O resultado do encontro é fasccinante. Tem, em fundo, o pensamento novo e transformador de Manuel Sérgio, muitas vezes silenciado pela ortodoxia da educação física que Sérgio rejeita no seu corte epistemológico, colocando o desporto na área das ciências humanas. Tolentino é um seguidor da ideia anticartesiana de Sérgio e, acima de tudo, do seu conceito de transcendência, que vai além do conceito, mais usado na área desportiva, de superação. Mourinho é um discípulo assumido do seu antigo professor e que reconhece, pela prática, uma razão essencial na ideia de que, no futebol, «não há chutos, há homens que chutam» e que por isso se torna essencial pensar o homem antes de pensar o jogador.
«Portugal é um país curioso», diz D. Tolentino, logo no início da conversa publicada, «porque um dos nossos pensadores mais originais é um pensador no campo do desporto, da motricidade humana, e escreve regularmente, não numa revista de filosofia, mas num jornal desportivo: A BOLA».
Mourinho lembra-se de que nas suas primeiras aulas como estudante universitário teve o professor Manuel Sérgio na disciplina de A filosofia da atividade corporal. Logo no início, o mestre perguntou-lhe o que queria fazer e Mourinho respondeu, com total convicção, que queria ser treinador de futebol de alto rendimento. Foi então que Sérgio lhe deixou um conselho que Mourinho diz jamais ter esquecido: «Lembra-te que quem só sabe de futebol, nem de futebol sabe.» Agora, o treinador revela esse episódio já distante no tempo, mas que lhe serviu de base para o entendimento de que «o futebol é muito mais do que a técnica, a tática, o físico, o aspeto mental». Por isso Mourinho revela que sobretudo antes dos jogos e competições que obrigam a maior concentração e que comportam altos níveis de pressão, fala muito com os seus jogadores sobre a importância do que designa por «sinal+», algo que todos devem conseguir dar para além do que deles se espera, do que aprenderam nos treinos ou do seu natural talento. Será, isso, a transcendência de que fala Manuel Sérgio. Uma palavra que tanto Mourinho como D. Tolentino também partilham num sentido de religiosidade. Tal como ambos partilham o sentimento de espiritualidade. Mourinho explica que é esse o sentimento que tanto ele como os seus jogadores conhecem, quando a equipa desce do autocarro, ouve o apoio dos adeptos, faz o caminho até ao balneário e, depois, até ao campo: «Todos sentem essa espiritualidade, apesar das suas diferentes religiões.»

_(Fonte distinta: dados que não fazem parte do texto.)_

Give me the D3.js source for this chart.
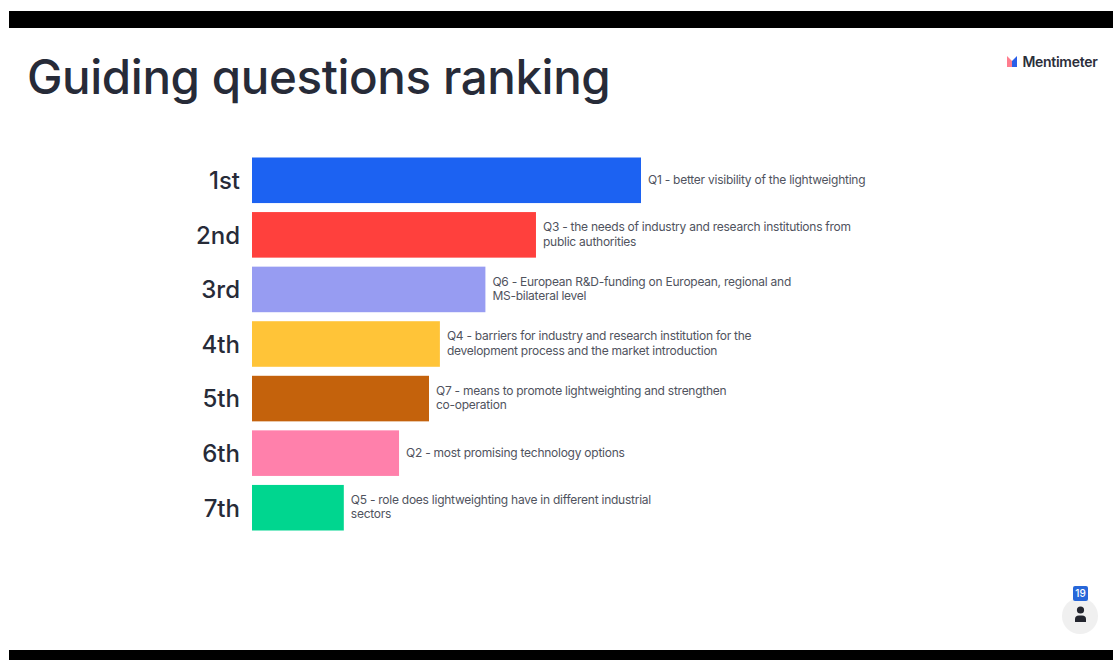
<!DOCTYPE html>
<html>
<head>
<meta charset="utf-8">
<script src="https://cdn.jsdelivr.net/npm/d3@7/dist/d3.min.js"></script>
<style>
  html, body { margin: 0; padding: 0; background: #fff; overflow: hidden; }
  svg { display: block; }
</style>
</head>
<body>
<svg id="chart" width="1113" height="660"></svg>
<script>
// Ranking results, best score first
const ranks = ["1st", "2nd", "3rd", "4th", "5th", "6th", "7th"];
const scores = [100, 73, 60, 48.3, 45.5, 37.8, 23.6];
const barColors = ["#1c62f2", "#ff403d", "#979cf2", "#ffc438", "#c4620c", "#ff80ab", "#00d68f"];
const questionLines = [
  ["Q1 - better visibility of the lightweighting"],
  ["Q3 - the needs of industry and research institutions from", "public authorities"],
  ["Q6 - European R&D-funding on European, regional and", "MS-bilateral level"],
  ["Q4 - barriers for industry and research institution for the", "development process and the market introduction"],
  ["Q7 - means to promote lightweighting and strengthen", "co-operation"],
  ["Q2 - most promising technology options"],
  ["Q5 - role does lightweighting have in different industrial", "sectors"]
];

const svg = d3.select("#chart");
const font = "Inter, 'Noto Sans', sans-serif";

// Letterbox strips
svg.append("rect").attr("x", 9).attr("y", 11).attr("width", 1104).attr("height", 17).attr("fill", "#000");
svg.append("rect").attr("x", 9).attr("y", 650).attr("width", 1104).attr("height", 10).attr("fill", "#000");

// Slide title
svg.append("text")
  .attr("x", 27).attr("y", 94)
  .attr("font-family", font).attr("font-size", 47.5).attr("font-weight", 500)
  .attr("letter-spacing", -0.4)
  .attr("fill", "#272b38")
  .text("Guiding questions ranking");

// Scales
const x = d3.scaleLinear().domain([0, 100]).range([252, 641]);
const y = d3.scaleBand().domain(ranks).range([157.5, 530.5]).paddingInner(0.165).paddingOuter(0);

// Bars
svg.append("g").selectAll("rect")
  .data(ranks)
  .join("rect")
  .attr("x", x(0))
  .attr("y", d => y(d))
  .attr("width", (d, i) => x(scores[i]) - x(0))
  .attr("height", y.bandwidth())
  .attr("fill", (d, i) => barColors[i]);

// Rank labels
svg.append("g").selectAll("text")
  .data(ranks)
  .join("text")
  .attr("x", 240)
  .attr("y", d => y(d) + y.bandwidth() / 2 + 0.5)
  .attr("dy", "0.35em")
  .attr("text-anchor", "end")
  .attr("font-family", font).attr("font-size", 24).attr("font-weight", 500)
  .attr("fill", "#272b38")
  .text(d => d);

// Question labels beside each bar, one or two lines
const labels = svg.append("g").selectAll("text")
  .data(ranks)
  .join("text")
  .attr("font-family", font).attr("font-size", 12).attr("letter-spacing", -0.25)
  .attr("fill", "#50535e")
  .attr("y", d => y(d) + y.bandwidth() / 2);
labels.each(function (d, i) {
  const lines = questionLines[i];
  const tx = x(scores[i]) + 7;
  d3.select(this).selectAll("tspan")
    .data(lines)
    .join("tspan")
    .attr("x", tx)
    .attr("dy", (l, j) => j === 0 ? (lines.length === 1 ? "0.35em" : "-0.32em") : "14.5")
    .text(l => l);
});

// Brand mark and name, top right
const brand = svg.append("g").attr("transform", "translate(1007,56)");
brand.append("path").attr("d", "M0,0 L5,5 L5,11 L0,11 Z").attr("fill", "#ff7d8e");
brand.append("path").attr("d", "M10,0 L5,5 L5,11 L10,11 Z").attr("fill", "#2a5fe8");
svg.append("text")
  .attr("x", 1022.5).attr("y", 66.5)
  .attr("font-family", font).attr("font-size", 14).attr("font-weight", 600)
  .attr("letter-spacing", -0.3)
  .attr("fill", "#2b2e3a")
  .text("Mentimeter");

// Participant count badge, bottom right
const badge = svg.append("g");
badge.append("circle").attr("cx", 1080).attr("cy", 616).attr("r", 18).attr("fill", "#f0f0f0");
badge.append("rect").attr("x", 1073).attr("y", 586).attr("width", 15).attr("height", 15).attr("rx", 2).attr("fill", "#2767d9");
badge.append("text")
  .attr("x", 1080.5).attr("y", 597)
  .attr("text-anchor", "middle")
  .attr("font-family", font).attr("font-size", 10).attr("font-weight", 500)
  .attr("fill", "#fff")
  .text("19");
badge.append("circle").attr("cx", 1080.5).attr("cy", 610).attr("r", 3.6).attr("fill", "#23252e");
badge.append("path").attr("d", "M1075,622 L1075,619 Q1075,615.5 1079,615.5 L1082,615.5 Q1086,615.5 1086,619 L1086,622 Z").attr("fill", "#23252e");
</script>
</body>
</html>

A conversa é longa e especial. Dá-nos a conhecer o lado mais humano de José Mourinho que também confessa que, para ele, «o futebol continua a ser muito importante, mas não a parte mais importante da minha vida».
DENTRO DA ÁREA
O BELO TRABALHO DE CARVALHAL
Vale a pena olhar para o SC Braga, com olhos de ver. Primeiro, porque há, muito claramente, uma renovadora política desportiva, apoiada num trabalho estruturante da formação, que inclui um forte investimento em infraestruturas; depois, porque o trabalho desenvolvido pelo Carlos Carvalhal tem sido notável. O SC Braga tem uma equipa com uma média de idades muito baixa, joga com uma entrega total e com um verdadeiro prazer em realizar espetáculo. É a equipa mais britânica do futebol nacional. Especialmente, nas virtudes.
FORA DA ÁREA
COMO SE FOSSEM SOBEJOS HUMANOS
A guerra e todos os seus crimes hediondos tornou-se banal. À hora em que jantamos, entre uma garfada de bacalhau à Brás e um gole de tinto, olhamos, cada vez com mais naturalidade, para um braço mal enterrado, vendo-se, na extremidade, a trágica ironia de umas unhas vermelhas bem tratadas. A mulher está morta como mortos estão todos os que a rodeiam por ali espalhados pelo chão como se fossem sobejos humanos do mundo. Há um terrível despudor na procura da imagem da morte que nos faça interromper o jantar.